> Record set:
· · · · · · ·

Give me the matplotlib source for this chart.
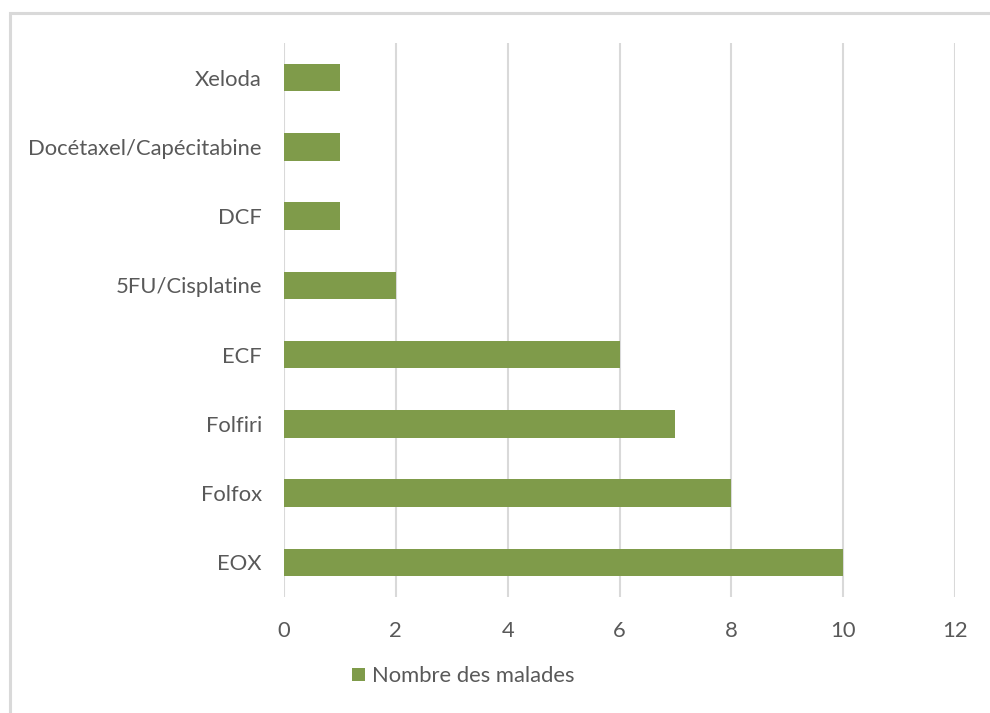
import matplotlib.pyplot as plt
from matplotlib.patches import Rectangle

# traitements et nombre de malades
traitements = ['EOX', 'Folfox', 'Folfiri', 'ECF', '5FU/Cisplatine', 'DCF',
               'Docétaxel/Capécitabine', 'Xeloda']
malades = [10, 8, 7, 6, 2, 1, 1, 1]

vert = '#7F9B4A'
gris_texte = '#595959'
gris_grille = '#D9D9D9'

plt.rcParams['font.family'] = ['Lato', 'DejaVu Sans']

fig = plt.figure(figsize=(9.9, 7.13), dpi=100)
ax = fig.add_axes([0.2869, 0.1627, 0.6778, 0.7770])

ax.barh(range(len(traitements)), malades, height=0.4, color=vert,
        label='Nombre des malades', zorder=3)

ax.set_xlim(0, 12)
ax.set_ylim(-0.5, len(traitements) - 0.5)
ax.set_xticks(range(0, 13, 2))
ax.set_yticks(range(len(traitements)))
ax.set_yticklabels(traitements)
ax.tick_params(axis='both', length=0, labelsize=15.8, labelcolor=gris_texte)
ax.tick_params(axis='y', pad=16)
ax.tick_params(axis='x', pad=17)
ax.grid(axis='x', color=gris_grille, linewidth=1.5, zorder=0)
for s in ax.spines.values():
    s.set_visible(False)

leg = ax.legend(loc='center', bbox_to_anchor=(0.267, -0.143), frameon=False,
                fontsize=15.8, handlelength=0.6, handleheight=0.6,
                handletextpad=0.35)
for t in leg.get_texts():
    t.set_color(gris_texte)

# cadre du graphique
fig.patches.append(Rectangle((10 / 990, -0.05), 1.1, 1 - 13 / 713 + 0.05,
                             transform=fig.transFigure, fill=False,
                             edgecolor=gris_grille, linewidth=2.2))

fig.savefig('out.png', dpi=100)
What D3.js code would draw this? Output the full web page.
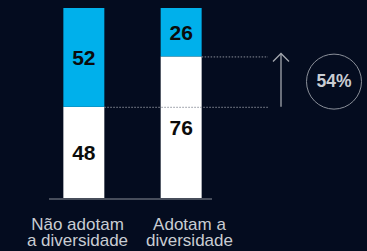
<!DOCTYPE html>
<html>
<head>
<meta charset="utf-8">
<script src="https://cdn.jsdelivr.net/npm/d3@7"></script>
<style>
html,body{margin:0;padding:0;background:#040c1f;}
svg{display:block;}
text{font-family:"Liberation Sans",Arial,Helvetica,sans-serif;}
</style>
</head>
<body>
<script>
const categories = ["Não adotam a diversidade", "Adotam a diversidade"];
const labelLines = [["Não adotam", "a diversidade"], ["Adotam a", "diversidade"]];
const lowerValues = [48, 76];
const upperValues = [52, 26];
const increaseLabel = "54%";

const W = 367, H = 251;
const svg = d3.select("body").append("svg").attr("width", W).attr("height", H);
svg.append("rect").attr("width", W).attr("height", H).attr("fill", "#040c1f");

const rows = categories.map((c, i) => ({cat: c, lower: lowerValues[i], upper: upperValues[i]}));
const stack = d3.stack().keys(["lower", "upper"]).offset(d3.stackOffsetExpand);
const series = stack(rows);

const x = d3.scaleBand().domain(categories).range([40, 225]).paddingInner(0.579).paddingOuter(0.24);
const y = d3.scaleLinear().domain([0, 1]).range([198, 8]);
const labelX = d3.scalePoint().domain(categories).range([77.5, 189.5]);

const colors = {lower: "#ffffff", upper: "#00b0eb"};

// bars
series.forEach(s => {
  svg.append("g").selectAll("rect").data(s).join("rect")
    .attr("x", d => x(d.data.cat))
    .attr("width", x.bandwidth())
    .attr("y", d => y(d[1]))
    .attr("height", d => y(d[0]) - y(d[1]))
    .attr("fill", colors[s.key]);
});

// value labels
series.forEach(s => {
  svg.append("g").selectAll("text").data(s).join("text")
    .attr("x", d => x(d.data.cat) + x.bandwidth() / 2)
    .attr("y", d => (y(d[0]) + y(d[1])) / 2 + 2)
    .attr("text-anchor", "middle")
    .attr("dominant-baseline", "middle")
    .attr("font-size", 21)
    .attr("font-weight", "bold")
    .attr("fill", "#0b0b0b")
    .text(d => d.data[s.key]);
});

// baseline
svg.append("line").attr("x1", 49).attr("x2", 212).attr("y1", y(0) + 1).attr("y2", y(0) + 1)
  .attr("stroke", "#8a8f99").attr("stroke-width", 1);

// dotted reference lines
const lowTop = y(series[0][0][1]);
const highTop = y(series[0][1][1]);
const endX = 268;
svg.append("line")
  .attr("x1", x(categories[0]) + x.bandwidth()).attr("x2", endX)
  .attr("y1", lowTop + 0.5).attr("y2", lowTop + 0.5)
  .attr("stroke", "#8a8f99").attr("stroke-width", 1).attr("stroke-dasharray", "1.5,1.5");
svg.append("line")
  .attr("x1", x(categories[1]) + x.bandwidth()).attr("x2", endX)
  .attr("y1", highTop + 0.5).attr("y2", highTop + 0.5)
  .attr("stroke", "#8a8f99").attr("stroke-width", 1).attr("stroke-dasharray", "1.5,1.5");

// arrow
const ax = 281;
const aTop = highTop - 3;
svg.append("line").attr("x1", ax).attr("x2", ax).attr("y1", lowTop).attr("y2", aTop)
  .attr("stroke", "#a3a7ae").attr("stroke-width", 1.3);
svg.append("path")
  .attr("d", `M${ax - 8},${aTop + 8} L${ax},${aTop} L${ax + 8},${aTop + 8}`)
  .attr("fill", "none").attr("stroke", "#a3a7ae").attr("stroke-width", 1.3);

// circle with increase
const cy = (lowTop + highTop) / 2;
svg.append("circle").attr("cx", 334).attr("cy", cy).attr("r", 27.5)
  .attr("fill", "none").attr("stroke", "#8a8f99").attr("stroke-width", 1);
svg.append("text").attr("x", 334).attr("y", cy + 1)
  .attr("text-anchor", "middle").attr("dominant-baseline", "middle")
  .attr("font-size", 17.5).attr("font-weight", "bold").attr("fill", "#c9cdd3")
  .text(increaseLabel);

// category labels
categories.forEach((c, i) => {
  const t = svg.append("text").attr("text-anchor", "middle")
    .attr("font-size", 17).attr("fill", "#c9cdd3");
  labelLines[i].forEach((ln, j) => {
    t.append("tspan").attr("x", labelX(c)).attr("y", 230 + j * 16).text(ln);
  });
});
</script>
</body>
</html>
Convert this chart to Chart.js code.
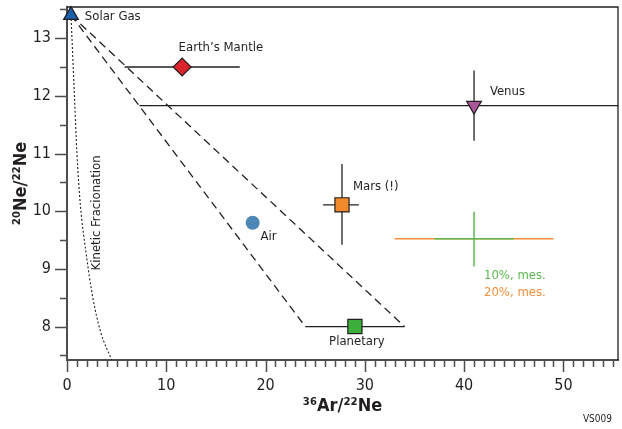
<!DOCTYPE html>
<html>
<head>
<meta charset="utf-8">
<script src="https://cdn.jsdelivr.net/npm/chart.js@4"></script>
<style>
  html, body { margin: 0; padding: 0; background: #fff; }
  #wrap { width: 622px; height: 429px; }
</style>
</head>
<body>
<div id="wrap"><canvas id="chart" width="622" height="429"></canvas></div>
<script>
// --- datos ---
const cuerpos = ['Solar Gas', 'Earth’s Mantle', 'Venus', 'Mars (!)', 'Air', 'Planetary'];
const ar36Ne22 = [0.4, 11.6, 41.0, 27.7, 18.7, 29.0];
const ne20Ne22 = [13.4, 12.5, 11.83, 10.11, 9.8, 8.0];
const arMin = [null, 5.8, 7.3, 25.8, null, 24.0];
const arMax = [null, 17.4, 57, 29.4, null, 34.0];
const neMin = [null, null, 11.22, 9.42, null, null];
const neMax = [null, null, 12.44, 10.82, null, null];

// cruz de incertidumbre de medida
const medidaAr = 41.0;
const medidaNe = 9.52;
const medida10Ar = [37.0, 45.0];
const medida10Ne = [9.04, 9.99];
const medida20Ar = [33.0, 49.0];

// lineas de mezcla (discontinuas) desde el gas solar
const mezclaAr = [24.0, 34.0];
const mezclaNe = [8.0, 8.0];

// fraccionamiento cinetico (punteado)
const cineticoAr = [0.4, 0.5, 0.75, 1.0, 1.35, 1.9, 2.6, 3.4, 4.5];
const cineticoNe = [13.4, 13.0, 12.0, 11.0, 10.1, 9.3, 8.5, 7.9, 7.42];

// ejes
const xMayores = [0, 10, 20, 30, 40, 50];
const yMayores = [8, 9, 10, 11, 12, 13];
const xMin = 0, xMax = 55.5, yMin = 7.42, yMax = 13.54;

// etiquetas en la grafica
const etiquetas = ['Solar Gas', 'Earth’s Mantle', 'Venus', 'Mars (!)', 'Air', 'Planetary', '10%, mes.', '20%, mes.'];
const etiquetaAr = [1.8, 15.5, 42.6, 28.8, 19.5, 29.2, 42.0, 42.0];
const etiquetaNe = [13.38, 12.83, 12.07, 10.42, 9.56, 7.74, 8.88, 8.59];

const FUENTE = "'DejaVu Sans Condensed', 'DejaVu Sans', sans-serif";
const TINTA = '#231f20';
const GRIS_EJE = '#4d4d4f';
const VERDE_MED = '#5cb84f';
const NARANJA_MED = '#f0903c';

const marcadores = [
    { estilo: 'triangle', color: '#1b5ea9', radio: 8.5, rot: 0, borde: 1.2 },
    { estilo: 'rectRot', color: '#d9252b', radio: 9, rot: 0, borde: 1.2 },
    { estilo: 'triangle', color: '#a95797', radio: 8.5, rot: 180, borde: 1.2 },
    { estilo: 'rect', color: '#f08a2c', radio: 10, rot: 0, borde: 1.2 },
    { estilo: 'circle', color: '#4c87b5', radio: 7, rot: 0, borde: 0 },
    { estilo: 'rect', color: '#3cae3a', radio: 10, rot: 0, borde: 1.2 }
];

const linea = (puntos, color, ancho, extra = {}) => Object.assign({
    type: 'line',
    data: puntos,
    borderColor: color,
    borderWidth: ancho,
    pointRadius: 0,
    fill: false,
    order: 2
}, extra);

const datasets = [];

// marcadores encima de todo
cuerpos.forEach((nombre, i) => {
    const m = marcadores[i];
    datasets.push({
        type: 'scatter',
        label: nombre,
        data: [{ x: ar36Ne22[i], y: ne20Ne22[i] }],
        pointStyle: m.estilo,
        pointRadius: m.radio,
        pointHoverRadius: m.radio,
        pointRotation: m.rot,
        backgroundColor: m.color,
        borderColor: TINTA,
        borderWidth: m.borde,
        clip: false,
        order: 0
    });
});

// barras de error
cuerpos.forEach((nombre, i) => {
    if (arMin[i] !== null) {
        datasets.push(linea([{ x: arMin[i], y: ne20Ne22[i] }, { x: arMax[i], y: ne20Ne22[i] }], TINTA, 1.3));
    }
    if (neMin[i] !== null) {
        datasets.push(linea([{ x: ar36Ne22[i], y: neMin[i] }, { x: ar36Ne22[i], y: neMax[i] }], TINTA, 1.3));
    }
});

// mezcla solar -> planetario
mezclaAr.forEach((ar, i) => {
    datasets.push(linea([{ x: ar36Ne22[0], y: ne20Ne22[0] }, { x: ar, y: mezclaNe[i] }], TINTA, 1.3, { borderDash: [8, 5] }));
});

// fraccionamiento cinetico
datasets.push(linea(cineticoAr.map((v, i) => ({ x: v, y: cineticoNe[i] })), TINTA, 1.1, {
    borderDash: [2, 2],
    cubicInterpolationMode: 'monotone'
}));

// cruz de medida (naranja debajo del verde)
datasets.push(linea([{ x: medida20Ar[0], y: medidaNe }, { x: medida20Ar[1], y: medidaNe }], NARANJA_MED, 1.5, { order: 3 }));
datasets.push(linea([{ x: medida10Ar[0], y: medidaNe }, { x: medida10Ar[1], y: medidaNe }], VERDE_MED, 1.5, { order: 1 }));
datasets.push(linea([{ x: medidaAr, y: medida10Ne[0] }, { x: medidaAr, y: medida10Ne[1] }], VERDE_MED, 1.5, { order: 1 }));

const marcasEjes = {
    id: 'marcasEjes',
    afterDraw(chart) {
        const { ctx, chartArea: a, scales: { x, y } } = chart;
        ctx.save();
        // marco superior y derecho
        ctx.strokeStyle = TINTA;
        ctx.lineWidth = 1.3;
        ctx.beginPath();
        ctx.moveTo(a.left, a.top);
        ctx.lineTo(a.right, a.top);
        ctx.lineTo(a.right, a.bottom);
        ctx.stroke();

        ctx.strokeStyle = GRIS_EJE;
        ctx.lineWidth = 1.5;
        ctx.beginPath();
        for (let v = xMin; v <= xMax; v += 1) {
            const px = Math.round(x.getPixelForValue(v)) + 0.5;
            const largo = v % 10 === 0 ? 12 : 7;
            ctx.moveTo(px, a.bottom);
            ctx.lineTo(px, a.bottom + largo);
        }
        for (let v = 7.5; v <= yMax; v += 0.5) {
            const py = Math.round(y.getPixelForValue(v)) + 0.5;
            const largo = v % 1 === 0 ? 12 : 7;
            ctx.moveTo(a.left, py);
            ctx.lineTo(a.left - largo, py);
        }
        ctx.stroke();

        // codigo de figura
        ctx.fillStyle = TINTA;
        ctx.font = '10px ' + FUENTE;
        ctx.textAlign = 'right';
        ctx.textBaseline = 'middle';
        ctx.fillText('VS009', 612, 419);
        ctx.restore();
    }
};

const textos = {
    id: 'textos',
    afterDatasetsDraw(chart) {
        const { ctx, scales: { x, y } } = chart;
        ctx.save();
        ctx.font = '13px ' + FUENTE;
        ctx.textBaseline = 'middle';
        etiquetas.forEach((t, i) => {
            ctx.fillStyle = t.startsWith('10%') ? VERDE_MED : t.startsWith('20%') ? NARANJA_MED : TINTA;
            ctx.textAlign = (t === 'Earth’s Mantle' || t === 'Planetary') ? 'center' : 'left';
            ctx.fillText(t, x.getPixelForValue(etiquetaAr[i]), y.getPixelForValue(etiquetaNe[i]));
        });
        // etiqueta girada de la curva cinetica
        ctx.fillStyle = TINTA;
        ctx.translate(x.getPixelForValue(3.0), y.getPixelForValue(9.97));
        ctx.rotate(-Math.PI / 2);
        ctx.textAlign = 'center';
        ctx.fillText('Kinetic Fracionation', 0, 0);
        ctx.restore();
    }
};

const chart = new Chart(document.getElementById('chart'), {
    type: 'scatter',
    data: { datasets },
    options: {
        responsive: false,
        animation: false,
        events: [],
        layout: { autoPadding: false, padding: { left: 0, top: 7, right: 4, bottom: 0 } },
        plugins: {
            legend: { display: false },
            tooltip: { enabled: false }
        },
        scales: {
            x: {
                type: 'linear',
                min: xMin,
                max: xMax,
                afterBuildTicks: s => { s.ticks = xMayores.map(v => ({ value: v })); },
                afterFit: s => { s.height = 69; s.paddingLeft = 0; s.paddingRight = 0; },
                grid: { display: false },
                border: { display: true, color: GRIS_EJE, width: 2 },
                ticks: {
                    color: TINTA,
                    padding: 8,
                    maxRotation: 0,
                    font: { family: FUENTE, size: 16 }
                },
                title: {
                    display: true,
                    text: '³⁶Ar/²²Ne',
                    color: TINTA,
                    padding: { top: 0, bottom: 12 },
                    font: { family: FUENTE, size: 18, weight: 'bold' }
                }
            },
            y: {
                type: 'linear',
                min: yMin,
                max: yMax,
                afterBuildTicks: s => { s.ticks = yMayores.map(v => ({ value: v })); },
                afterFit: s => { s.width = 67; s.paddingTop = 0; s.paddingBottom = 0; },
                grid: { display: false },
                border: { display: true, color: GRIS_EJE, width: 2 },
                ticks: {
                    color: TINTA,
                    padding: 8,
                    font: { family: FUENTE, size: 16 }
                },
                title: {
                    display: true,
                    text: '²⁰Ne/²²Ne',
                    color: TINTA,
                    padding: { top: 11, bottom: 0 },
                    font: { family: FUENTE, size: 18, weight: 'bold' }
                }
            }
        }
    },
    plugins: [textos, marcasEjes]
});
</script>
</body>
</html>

· · · · · · ·

> Stated problem:
Begin at the first line of the material and copy each line exactly through the one containing "gris_grille = '#D9D9D9'". Omit pictures.

> Complete response:
Give me the matplotlib source for this chart.
import matplotlib.pyplot as plt
from matplotlib.patches import Rectangle

# traitements et nombre de malades
traitements = ['EOX', 'Folfox', 'Folfiri', 'ECF', '5FU/Cisplatine', 'DCF',
               'Docétaxel/Capécitabine', 'Xeloda']
malades = [10, 8, 7, 6, 2, 1, 1, 1]

vert = '#7F9B4A'
gris_texte = '#595959'
gris_grille = '#D9D9D9'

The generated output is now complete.